§ **Source data**:
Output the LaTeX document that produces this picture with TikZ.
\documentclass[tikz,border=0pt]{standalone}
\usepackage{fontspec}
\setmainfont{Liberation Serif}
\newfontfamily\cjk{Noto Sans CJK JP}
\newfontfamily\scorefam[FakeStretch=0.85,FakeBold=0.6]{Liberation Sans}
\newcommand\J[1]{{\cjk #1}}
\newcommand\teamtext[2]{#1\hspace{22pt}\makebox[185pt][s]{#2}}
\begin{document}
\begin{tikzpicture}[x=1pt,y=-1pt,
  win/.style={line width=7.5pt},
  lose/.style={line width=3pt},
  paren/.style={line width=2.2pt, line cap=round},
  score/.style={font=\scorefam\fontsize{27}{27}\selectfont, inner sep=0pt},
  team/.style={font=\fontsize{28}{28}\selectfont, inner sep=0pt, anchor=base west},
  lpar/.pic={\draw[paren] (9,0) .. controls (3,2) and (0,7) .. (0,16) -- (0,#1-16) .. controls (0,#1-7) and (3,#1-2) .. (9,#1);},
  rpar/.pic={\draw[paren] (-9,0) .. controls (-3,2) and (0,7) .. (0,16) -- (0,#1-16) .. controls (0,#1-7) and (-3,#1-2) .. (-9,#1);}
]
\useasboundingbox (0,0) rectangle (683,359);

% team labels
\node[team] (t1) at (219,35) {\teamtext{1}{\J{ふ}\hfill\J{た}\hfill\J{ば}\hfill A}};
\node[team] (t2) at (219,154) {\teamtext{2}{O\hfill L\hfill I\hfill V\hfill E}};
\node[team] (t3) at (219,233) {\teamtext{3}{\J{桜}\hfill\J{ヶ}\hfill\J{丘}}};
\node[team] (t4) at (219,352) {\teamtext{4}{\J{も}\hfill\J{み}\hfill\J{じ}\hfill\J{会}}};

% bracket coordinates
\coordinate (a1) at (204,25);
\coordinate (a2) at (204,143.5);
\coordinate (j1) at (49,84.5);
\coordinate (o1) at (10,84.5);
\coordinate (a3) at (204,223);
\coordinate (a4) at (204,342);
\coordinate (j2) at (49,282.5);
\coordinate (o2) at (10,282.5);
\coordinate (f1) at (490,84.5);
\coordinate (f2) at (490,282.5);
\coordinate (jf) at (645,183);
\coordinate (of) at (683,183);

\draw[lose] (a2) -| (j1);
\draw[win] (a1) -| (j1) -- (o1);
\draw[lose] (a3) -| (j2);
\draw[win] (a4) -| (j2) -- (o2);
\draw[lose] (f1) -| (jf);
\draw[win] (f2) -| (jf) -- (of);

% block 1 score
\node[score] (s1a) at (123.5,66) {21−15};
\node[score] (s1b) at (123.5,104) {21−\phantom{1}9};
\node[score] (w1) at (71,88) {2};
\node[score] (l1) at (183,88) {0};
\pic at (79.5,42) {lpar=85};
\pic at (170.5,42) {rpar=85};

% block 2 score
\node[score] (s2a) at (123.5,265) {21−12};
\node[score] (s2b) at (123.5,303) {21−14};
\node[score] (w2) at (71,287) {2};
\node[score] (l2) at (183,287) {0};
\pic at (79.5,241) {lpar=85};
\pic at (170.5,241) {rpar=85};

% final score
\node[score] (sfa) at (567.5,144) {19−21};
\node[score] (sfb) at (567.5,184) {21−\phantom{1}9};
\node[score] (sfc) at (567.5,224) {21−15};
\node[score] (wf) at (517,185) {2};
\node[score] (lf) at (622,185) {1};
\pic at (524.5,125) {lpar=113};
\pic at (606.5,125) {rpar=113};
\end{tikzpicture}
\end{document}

§ **Written instruction**: Quote only the stretch of lines that starts the data above and ends with the line containing "(t4) at (219,352)", both included.

§ **Problem solution**:
Output the LaTeX document that produces this picture with TikZ.
\documentclass[tikz,border=0pt]{standalone}
\usepackage{fontspec}
\setmainfont{Liberation Serif}
\newfontfamily\cjk{Noto Sans CJK JP}
\newfontfamily\scorefam[FakeStretch=0.85,FakeBold=0.6]{Liberation Sans}
\newcommand\J[1]{{\cjk #1}}
\newcommand\teamtext[2]{#1\hspace{22pt}\makebox[185pt][s]{#2}}
\begin{document}
\begin{tikzpicture}[x=1pt,y=-1pt,
  win/.style={line width=7.5pt},
  lose/.style={line width=3pt},
  paren/.style={line width=2.2pt, line cap=round},
  score/.style={font=\scorefam\fontsize{27}{27}\selectfont, inner sep=0pt},
  team/.style={font=\fontsize{28}{28}\selectfont, inner sep=0pt, anchor=base west},
  lpar/.pic={\draw[paren] (9,0) .. controls (3,2) and (0,7) .. (0,16) -- (0,#1-16) .. controls (0,#1-7) and (3,#1-2) .. (9,#1);},
  rpar/.pic={\draw[paren] (-9,0) .. controls (-3,2) and (0,7) .. (0,16) -- (0,#1-16) .. controls (0,#1-7) and (-3,#1-2) .. (-9,#1);}
]
\useasboundingbox (0,0) rectangle (683,359);

% team labels
\node[team] (t1) at (219,35) {\teamtext{1}{\J{ふ}\hfill\J{た}\hfill\J{ば}\hfill A}};
\node[team] (t2) at (219,154) {\teamtext{2}{O\hfill L\hfill I\hfill V\hfill E}};
\node[team] (t3) at (219,233) {\teamtext{3}{\J{桜}\hfill\J{ヶ}\hfill\J{丘}}};
\node[team] (t4) at (219,352) {\teamtext{4}{\J{も}\hfill\J{み}\hfill\J{じ}\hfill\J{会}}};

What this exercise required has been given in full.